Summer is peak season for exterior valeting. These seasonal patterns create predictable search demand spikes that can be anticipated and captured with the right content. A basic editorial calendar for a car wash business might include: a January article on protecting vehicle paintwork from road salt and winter grime (building authority around winter car care while capturing related searches), a March piece on spring detailing packages and why post-winter deep cleans matter, and an autumn article on paint sealant and preparation for winter.
These are not promotional posts — they are useful, informative content that answers real questions car owners ask. FAQ content is particularly valuable in this vertical because customers have consistent, predictable questions: How long does a full valet take? What's the difference between a basic wash and a full detail?
Is a hand car wash better than an automatic? Does valeting remove scratches? Each of these questions represents a search query someone is typing into Google, and a well-written FAQ page — or individual FAQ-style articles — can rank for these terms and bring pre-qualified traffic to your site.
Long-tail service queries are another underexploited opportunity. Searches like 'clay bar treatment [city]', 'engine bay cleaning near me', 'matte paint car wash [area]', and 'scratch removal valeting [location]' have lower search volumes but very high intent. A customer searching for 'ceramic coating car wash [city]' is a high-value prospective customer — and the competition for that term is often limited.
Content should be written for humans first — useful, clear, accurate — and structured for search engines second through appropriate heading hierarchy, internal links, and relevant keyword use.
7Membership and Subscription Page SEO: Capturing the High-Value Monthly Plan Customer
Monthly membership and subscription wash plans have become a significant revenue model for car wash operators — and they represent a distinct SEO opportunity that most businesses handle poorly. The customer searching for 'unlimited car wash membership [city]' or 'monthly car wash plan [area]' is not a one-time customer. They are evaluating a recurring commitment, which means their decision process involves slightly more consideration than a standard 'car wash near me' search.

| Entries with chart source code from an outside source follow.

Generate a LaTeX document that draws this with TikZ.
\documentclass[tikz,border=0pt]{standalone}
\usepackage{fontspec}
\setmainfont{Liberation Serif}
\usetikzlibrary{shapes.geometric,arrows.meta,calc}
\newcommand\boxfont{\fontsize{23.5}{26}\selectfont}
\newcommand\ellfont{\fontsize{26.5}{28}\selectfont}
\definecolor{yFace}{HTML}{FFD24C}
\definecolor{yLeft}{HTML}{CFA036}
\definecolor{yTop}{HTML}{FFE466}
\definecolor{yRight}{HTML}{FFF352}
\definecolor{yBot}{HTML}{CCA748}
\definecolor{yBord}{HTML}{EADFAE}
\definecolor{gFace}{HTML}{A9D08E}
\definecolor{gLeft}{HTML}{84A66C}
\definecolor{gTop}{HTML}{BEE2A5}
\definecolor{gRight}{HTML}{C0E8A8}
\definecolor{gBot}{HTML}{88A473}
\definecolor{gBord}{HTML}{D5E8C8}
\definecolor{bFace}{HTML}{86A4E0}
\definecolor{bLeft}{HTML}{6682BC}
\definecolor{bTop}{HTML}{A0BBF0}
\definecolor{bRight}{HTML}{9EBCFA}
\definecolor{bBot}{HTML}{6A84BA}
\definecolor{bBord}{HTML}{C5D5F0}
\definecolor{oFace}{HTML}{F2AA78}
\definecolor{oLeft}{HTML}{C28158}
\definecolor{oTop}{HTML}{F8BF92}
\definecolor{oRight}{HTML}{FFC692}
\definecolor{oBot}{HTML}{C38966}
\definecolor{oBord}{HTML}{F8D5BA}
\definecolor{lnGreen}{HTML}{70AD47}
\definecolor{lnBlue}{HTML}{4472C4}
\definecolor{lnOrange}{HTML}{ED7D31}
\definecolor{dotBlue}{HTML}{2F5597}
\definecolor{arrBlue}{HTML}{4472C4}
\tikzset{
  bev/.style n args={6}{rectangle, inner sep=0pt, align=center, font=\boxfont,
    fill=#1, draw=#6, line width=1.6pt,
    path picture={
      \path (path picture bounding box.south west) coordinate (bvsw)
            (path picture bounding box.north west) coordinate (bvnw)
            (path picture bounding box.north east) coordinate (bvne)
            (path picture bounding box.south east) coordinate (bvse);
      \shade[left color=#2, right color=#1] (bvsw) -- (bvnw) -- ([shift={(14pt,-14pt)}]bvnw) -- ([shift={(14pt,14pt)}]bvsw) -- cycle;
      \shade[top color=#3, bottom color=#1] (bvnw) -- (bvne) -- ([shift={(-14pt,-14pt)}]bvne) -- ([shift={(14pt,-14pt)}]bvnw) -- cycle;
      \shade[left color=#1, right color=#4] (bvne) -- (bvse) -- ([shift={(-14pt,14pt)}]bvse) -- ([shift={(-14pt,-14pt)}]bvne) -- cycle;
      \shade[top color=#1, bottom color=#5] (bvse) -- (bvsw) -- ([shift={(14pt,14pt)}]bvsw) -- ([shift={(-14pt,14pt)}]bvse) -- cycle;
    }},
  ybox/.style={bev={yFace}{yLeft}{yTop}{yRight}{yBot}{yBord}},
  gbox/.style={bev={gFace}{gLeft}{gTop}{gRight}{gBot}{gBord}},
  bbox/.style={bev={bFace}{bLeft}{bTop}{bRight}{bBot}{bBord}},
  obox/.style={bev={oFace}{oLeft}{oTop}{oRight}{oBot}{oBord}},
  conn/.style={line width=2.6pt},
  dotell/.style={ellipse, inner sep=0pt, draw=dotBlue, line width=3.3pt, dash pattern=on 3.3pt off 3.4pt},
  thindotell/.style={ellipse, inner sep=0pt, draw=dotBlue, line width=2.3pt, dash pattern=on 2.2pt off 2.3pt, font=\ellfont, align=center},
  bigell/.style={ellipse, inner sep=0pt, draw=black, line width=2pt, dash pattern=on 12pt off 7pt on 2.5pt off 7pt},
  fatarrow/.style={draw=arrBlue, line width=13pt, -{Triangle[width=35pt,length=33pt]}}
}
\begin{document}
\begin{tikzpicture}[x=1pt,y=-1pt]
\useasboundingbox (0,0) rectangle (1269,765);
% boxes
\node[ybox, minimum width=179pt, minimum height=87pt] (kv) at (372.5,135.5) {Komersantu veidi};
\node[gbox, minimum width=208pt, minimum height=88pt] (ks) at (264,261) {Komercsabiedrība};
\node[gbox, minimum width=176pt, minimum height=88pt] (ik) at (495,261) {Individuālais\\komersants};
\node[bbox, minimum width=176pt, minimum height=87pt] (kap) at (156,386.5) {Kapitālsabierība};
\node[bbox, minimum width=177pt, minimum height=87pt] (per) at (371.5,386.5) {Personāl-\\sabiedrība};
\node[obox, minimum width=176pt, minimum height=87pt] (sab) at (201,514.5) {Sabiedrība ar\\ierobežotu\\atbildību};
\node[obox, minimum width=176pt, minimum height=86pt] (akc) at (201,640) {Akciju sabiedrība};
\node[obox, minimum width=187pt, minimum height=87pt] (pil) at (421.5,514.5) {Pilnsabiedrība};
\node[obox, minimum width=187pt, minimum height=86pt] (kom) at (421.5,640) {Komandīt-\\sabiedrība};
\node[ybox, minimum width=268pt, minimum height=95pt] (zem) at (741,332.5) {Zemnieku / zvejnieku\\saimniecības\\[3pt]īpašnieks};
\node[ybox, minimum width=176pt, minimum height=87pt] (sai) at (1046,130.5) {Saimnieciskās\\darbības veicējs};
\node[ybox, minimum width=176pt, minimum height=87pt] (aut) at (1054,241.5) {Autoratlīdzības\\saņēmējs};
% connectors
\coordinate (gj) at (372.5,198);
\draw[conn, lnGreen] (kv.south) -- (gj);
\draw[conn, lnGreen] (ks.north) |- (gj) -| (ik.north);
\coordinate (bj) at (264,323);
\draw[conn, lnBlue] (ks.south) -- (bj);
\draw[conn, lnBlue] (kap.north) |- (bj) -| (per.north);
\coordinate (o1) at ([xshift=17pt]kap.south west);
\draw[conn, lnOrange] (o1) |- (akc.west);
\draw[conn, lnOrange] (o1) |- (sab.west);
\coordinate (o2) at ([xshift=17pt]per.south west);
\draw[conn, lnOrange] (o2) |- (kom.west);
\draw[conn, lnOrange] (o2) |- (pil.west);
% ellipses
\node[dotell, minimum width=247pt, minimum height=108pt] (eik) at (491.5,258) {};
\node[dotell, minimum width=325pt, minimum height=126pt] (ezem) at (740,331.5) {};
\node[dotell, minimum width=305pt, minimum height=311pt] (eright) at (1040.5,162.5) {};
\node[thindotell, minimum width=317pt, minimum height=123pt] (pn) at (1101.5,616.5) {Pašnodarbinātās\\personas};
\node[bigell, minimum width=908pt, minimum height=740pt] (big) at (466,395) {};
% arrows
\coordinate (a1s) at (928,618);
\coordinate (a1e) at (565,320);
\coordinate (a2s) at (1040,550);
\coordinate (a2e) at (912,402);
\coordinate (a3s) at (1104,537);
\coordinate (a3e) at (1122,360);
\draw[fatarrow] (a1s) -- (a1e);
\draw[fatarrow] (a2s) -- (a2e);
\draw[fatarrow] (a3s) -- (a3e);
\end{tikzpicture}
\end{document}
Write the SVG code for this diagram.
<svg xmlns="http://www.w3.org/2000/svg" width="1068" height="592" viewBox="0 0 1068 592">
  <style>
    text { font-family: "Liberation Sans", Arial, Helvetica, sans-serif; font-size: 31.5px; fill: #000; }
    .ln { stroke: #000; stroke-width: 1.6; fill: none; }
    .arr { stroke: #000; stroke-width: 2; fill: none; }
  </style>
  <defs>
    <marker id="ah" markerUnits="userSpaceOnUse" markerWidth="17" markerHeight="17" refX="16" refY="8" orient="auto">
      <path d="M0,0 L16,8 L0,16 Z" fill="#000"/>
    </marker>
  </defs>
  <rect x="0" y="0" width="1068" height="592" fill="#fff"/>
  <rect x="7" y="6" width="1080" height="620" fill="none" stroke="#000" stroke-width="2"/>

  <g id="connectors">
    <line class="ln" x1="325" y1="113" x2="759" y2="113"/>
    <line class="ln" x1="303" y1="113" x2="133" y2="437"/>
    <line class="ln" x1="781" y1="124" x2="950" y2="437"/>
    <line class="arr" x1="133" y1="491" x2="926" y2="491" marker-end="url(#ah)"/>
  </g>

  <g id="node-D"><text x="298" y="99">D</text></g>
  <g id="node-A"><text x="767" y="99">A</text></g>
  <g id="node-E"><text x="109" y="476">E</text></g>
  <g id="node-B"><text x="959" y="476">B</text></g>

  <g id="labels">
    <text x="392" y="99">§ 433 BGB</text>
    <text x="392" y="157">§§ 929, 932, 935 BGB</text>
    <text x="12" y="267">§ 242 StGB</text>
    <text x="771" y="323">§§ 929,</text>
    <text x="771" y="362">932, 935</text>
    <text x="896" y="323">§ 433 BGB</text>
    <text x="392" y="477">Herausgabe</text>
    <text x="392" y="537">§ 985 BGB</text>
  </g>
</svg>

This longer consideration window means there is room for content to do real work. A well-constructed membership page should do several things simultaneously: rank for subscription-intent search queries, explain the tiers and pricing clearly, address the most common objections (cancellation terms, which sites the plan covers, whether it covers all vehicle types), and present a compelling case for the ongoing value of membership. From an SEO standpoint, the membership page needs to be treated as a primary commercial landing page — not a secondary section buried in the navigation.
It should have a clear, descriptive URL ('yoursite.com/unlimited-car-wash-membership'), a title tag and H1 that target the relevant search query, and structured content that answers the key questions a prospective member would have. For multi-location operators, the membership page should clearly explain which locations are covered by the plan — this is often the primary piece of information a prospective member is looking for, and the absence of it creates immediate drop-off. If your membership covers all sites, say so clearly and link to each location page.
Pricing transparency on the membership page tends to improve both conversion and SEO performance. Customers searching for membership plans often include 'price' or 'cost' in their query — a page that answers this clearly captures those searches and reduces the bounce rate that results from vague or incomplete pricing information.